"Si è trattato di un omicidio volontario e non di un omicidio preterintenzionale. La condotta tenuta da Zappalà sia quando ha colpito più volte Nadia Bergamini sia dopo avere terminato questa sua compulsiva azione indicano che ha agito nella consapevolezza che dalla sua azione sarebbe derivata quale probabile se non certa conseguenza la morte della donna”. Sono contenute in 24 pagine le motivazioni della sentenza con la quale la Corte di assise di Latina presieduta da Gian Luca Soana il 13 giugno scorso ha condannato il 46enne Antonino Salvatore Zappalà a 21 anni e sette mesi di carcere e all'interdizione perpetua dai pubblici uffici per l’omicidio della suocera.

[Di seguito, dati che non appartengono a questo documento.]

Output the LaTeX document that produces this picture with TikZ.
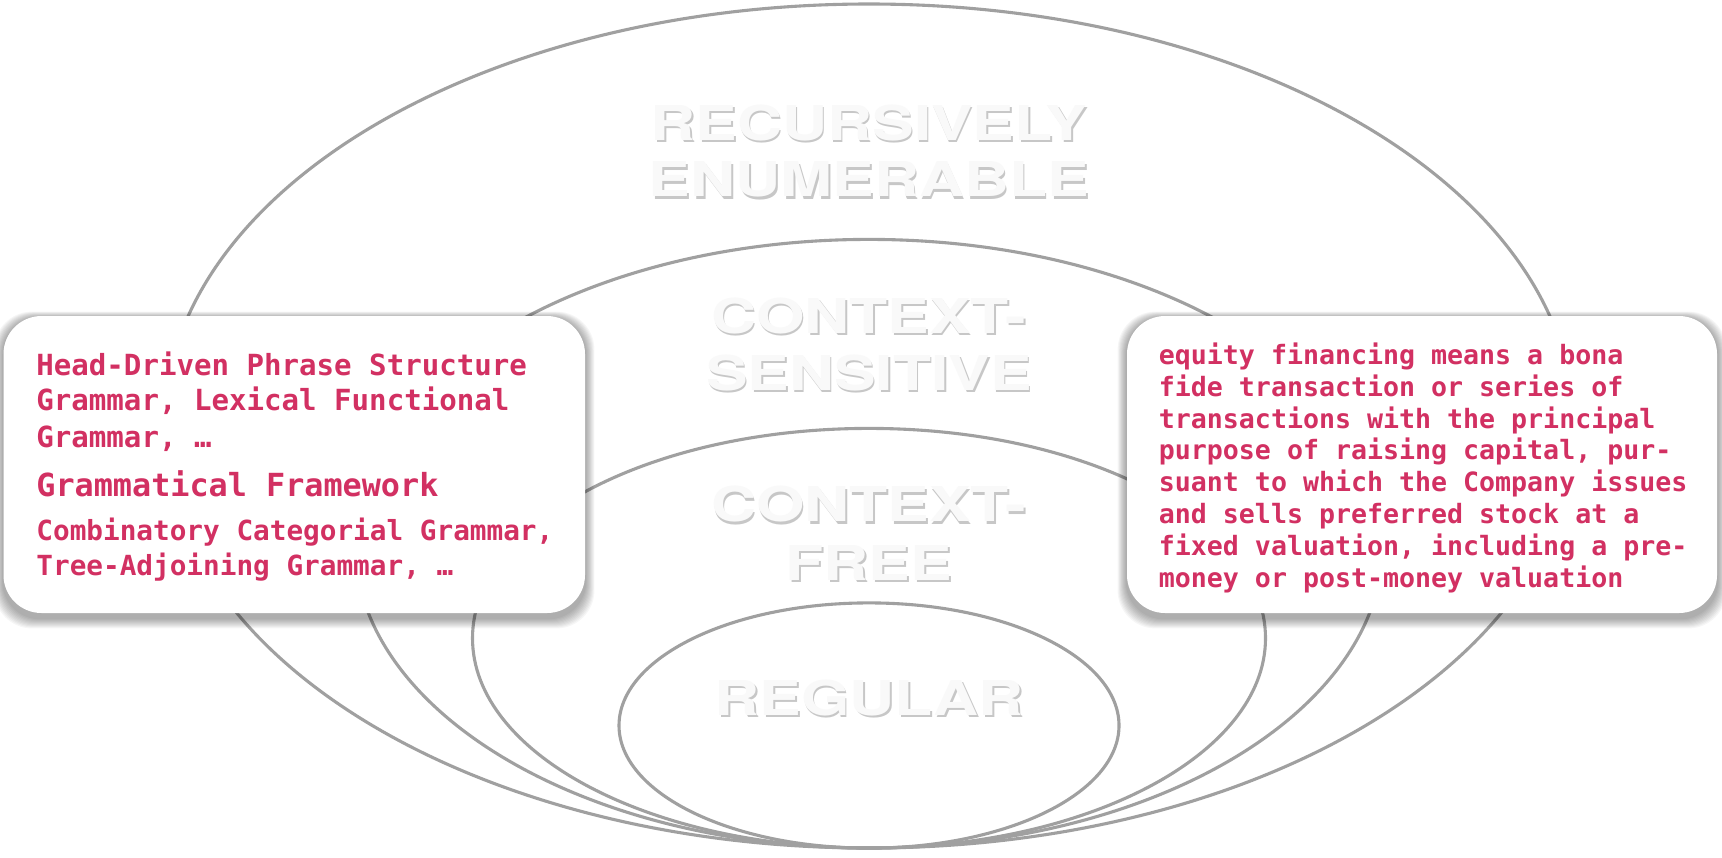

Nadia Bergamini, 70enne e invalida su sedia a rotelle, venne colpita violentemente più volte per una banale discussione domestica e lasciata morire all’interno dell’appartamento nella zona Morbella dove entrambi abitavano insieme alla compagna di lui e figlia della vittima.
“Comportamenti che dimostrano – si legge nelle motivazioni – la sua volontà di condurre la Bergamini alla morte non attivando quell’immediato soccorso che avrebbe potuto almeno fino a quel momento far sperare di salvarle la vita”. Sempre secondo giudici togati e giurati popolari "l'imputato ha approfittato delle condizioni di debolezza fisica e psichica della donna".